I love how you take care of the dog: This means that you appreciate that I pet the dog, play with the dog, feed the dog, give the dog treats, take the dog for walks, clean up after the dog, groom the dog, take the dog to the vet, etc.

I love that you take care of the dog: This means that you appreciate the simple fact that I take care of the dog in some way, and that that's what matters to you, not necessarily exactly how I take care of the dog. You might appreciate that I take care of the dog for any number of reasons. For example, it makes you think I'm a dog person, which in your mind is a good thing for me to be; after all, if I'm a dog person, I must be a decent human being in general, right?

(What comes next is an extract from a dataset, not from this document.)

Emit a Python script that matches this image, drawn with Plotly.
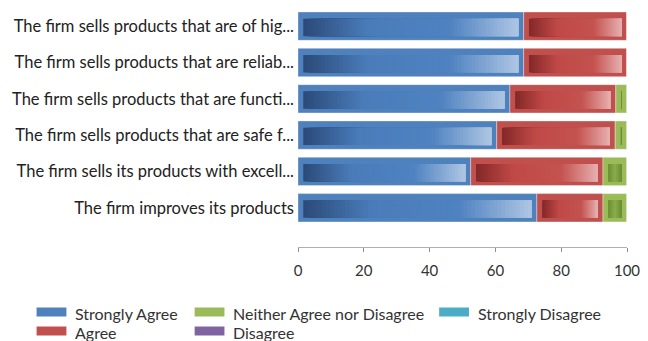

Or, maybe you appreciate that I take care of the dog because it's a lot of work, and you don't have the time for it.

Based on @IanS's comment, I agree that I love that you take care of the dog could be interpreted to mean I love how you take care of the dog if you think of the latter in the following sense: How I love it that you take care of the dog. I also agree that one could replace I love that you take care of the dog with I love the fact that you take care of the dog.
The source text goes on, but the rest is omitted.